Die Importe aus Mexiko liessen nach, bevor sie in derselben Periode 2007 wieder auf 154 Mio. Franken stiegen.
Die Schweizer Investitionen in Mexiko belaufen sich auf 4,77 Mrd. Franken, womit die Schweiz zu den fünf Topinvestoren in Mexiko zählt.
Schweizer Firmen beschäftigen rund 37’000 Leute in Mexiko.
Ungekehrt sind die mexikanischen Investitionen in der Schweiz sehr limitiert, da die meisten Firmen den EU-Markt anpeilen.
Die Schweizer Regierung hat zur Zeit keine Entwicklungshilfe-Projekte in Mexiko.
Das Land ist Mitglied der Organisation für wirtschaftliche Zusammenarbeit und Entwicklung (OECD).

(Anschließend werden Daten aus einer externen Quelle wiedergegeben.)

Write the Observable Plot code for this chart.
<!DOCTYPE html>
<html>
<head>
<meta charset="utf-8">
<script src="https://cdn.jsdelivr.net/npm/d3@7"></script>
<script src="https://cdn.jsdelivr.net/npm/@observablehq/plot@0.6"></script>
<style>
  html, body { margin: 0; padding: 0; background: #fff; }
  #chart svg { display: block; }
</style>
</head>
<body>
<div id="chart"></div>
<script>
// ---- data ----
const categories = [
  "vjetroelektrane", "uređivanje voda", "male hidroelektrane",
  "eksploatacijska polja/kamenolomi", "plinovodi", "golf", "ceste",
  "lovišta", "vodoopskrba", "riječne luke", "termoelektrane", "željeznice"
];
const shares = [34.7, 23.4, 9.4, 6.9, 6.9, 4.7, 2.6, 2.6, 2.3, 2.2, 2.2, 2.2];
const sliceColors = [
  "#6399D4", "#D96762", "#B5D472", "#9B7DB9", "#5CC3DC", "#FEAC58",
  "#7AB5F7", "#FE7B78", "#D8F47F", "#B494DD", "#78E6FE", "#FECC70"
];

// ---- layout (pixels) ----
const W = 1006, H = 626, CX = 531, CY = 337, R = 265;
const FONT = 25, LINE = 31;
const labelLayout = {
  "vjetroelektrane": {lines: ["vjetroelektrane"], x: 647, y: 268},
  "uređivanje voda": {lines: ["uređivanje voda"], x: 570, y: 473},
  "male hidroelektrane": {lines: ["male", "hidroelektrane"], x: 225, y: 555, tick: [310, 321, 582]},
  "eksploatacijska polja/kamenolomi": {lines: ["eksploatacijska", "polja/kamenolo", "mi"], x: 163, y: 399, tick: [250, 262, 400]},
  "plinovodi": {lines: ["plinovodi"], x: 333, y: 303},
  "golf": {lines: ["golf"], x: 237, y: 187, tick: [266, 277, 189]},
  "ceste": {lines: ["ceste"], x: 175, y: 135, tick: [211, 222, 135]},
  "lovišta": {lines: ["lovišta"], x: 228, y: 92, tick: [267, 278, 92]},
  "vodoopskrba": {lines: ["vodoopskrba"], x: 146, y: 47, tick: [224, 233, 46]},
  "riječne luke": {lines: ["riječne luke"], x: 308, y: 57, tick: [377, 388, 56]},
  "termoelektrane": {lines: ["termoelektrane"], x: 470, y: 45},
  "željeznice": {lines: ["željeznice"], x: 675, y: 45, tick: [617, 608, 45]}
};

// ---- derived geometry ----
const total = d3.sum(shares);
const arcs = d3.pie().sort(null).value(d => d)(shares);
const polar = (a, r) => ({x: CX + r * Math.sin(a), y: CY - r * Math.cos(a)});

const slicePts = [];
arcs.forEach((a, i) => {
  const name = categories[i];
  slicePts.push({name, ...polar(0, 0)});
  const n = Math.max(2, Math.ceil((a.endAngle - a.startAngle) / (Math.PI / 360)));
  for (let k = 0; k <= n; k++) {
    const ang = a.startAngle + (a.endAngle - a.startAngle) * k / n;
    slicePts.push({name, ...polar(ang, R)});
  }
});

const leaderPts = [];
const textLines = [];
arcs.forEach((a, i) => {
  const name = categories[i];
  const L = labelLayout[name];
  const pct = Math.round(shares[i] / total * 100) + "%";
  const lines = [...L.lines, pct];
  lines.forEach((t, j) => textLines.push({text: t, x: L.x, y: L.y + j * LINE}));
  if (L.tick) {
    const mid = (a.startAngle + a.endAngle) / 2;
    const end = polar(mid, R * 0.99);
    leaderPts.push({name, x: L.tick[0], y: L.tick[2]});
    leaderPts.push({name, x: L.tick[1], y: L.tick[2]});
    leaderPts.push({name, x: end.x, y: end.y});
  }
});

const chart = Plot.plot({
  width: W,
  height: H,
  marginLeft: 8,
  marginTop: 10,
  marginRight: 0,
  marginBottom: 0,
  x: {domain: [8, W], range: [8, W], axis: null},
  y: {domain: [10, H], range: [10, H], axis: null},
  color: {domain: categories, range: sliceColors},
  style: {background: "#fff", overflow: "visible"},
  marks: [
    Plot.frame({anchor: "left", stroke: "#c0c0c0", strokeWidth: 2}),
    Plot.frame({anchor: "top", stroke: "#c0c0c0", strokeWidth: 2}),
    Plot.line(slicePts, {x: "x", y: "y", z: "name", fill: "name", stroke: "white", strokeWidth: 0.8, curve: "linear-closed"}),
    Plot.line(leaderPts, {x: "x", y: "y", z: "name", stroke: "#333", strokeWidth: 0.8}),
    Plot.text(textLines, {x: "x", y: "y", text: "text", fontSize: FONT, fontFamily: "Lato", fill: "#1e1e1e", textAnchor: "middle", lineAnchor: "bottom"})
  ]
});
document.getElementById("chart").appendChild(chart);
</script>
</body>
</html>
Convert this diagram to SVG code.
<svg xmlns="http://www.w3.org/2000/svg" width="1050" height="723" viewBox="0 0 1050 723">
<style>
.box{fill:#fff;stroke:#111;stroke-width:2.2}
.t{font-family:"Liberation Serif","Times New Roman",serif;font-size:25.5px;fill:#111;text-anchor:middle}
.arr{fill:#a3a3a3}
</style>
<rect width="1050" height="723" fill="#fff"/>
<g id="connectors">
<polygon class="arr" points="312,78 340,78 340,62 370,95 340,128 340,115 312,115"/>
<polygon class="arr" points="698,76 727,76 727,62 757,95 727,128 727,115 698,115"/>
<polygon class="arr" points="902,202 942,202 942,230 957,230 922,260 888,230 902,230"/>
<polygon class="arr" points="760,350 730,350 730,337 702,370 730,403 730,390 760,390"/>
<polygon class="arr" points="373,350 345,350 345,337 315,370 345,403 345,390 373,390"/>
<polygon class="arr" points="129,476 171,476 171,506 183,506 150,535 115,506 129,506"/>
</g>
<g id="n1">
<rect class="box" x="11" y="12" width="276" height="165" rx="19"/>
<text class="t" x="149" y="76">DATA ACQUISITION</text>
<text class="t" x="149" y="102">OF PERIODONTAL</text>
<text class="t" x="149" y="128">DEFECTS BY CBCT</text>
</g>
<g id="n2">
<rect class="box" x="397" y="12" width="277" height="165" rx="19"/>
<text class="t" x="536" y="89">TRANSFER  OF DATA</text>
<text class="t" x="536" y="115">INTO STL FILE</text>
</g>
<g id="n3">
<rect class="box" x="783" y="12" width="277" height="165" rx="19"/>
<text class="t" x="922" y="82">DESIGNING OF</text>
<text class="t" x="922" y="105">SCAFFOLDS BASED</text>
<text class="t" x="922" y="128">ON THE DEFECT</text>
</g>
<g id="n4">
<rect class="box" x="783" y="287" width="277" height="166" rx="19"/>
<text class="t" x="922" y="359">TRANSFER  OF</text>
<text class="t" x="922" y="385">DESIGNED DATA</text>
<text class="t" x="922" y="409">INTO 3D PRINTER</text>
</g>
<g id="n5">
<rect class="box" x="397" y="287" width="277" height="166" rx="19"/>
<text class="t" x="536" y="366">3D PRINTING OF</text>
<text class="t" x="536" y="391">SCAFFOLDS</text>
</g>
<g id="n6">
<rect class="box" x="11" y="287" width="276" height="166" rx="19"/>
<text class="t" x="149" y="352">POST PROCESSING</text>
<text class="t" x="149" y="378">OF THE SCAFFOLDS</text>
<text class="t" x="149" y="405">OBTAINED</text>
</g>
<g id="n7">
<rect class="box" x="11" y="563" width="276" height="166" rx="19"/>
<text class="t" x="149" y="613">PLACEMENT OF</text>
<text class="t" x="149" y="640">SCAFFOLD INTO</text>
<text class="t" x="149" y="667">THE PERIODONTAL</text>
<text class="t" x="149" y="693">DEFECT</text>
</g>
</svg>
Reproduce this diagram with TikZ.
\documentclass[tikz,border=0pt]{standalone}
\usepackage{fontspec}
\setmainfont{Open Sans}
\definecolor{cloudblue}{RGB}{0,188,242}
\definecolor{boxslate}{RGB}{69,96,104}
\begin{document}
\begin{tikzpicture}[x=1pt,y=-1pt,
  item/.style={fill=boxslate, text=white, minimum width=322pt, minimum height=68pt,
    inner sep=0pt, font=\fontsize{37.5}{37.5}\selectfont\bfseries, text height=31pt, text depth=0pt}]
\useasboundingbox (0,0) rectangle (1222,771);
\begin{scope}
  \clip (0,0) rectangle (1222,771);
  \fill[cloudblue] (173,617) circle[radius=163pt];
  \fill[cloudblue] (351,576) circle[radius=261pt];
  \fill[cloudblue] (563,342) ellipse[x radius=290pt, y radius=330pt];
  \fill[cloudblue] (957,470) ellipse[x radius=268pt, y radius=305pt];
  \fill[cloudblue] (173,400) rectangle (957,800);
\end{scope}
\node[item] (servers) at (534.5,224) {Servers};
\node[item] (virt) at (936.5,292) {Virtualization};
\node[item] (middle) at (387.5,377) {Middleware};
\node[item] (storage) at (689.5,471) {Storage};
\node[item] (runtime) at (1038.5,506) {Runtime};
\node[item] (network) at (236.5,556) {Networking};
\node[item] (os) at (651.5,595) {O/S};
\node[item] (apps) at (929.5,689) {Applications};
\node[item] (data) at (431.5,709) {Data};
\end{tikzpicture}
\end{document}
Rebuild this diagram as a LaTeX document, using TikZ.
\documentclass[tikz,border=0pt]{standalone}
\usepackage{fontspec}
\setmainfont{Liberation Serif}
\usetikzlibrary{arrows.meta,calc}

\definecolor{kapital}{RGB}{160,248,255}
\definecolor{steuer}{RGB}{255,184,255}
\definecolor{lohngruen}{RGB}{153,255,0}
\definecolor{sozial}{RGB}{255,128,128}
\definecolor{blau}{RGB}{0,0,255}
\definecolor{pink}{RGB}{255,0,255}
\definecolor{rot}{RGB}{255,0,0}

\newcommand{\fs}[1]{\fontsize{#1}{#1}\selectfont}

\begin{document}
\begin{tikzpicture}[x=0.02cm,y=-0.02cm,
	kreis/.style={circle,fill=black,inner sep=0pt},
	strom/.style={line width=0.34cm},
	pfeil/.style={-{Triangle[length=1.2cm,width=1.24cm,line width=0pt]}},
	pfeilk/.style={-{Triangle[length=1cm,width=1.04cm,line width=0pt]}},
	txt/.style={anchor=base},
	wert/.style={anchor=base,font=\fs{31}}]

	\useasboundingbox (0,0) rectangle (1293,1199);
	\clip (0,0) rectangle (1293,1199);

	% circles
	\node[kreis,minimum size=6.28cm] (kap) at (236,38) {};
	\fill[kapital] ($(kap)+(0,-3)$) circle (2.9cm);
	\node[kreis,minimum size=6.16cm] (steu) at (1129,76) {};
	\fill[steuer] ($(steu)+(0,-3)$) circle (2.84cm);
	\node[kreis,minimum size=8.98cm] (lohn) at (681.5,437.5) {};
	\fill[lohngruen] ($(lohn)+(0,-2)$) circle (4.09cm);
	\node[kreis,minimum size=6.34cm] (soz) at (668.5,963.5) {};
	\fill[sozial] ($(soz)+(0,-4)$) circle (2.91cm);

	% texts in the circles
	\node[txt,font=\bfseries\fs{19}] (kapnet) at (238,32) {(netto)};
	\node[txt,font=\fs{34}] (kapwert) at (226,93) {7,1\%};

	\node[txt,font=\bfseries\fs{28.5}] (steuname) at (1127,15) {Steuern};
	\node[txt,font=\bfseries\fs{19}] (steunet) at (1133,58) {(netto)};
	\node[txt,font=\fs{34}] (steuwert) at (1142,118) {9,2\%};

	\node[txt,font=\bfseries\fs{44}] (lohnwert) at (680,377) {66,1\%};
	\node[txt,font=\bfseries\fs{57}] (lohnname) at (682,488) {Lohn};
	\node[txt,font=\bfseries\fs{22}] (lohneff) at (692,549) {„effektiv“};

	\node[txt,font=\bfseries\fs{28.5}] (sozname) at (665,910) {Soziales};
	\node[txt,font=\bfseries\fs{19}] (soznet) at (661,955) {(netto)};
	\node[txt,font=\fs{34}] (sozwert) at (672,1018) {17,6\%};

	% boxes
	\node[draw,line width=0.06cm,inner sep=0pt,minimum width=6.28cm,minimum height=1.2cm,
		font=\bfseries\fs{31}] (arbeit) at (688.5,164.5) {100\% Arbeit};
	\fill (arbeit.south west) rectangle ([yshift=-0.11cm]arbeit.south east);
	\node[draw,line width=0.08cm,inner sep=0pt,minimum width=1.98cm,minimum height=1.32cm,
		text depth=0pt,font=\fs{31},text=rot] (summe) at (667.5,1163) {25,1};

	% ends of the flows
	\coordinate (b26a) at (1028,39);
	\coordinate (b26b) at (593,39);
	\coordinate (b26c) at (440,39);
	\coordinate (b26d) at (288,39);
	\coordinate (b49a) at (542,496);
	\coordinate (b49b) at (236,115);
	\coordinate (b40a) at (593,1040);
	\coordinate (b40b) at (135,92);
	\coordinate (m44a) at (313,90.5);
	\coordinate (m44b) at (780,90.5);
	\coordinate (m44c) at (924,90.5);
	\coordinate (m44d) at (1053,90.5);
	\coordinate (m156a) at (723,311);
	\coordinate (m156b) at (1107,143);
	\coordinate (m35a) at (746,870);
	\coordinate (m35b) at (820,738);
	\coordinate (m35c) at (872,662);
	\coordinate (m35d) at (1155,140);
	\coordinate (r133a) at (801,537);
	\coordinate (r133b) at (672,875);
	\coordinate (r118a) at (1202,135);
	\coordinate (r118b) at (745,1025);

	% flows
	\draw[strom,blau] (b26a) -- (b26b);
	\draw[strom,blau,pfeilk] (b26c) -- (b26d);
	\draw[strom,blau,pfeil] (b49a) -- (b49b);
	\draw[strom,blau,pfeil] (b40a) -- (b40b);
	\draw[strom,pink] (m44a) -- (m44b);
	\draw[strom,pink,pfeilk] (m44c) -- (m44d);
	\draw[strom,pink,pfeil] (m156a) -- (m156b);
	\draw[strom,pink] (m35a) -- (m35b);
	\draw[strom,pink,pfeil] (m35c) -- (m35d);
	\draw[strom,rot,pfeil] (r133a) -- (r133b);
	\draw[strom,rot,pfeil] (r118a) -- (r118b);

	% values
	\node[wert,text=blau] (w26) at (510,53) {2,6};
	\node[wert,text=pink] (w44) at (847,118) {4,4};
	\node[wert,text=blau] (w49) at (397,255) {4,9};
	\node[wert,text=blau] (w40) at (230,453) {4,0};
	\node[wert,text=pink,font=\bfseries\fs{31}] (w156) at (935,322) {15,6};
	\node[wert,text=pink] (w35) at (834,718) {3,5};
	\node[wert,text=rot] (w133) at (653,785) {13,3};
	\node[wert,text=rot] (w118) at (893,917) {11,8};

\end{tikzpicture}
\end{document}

Die Direktion für Entwicklung und Zusammenarbeit (DEZA) unterstützt das internationale Non-Profit-Center für die Verbesserung von Mais und Weizen (CIMMYT).
Die finanzielle Unterstützung für ein Schweizer Kirchenprojekt im Bereich Friedenssicherung in der Region Chiapas ist Ende 2007 eingestellt worden.
Die Schweizer Boschaft in Mexiko hat Mikro-Kampagen unterstützt, welche die Armut reduzieren und das Rechtssystem reformieren sollten.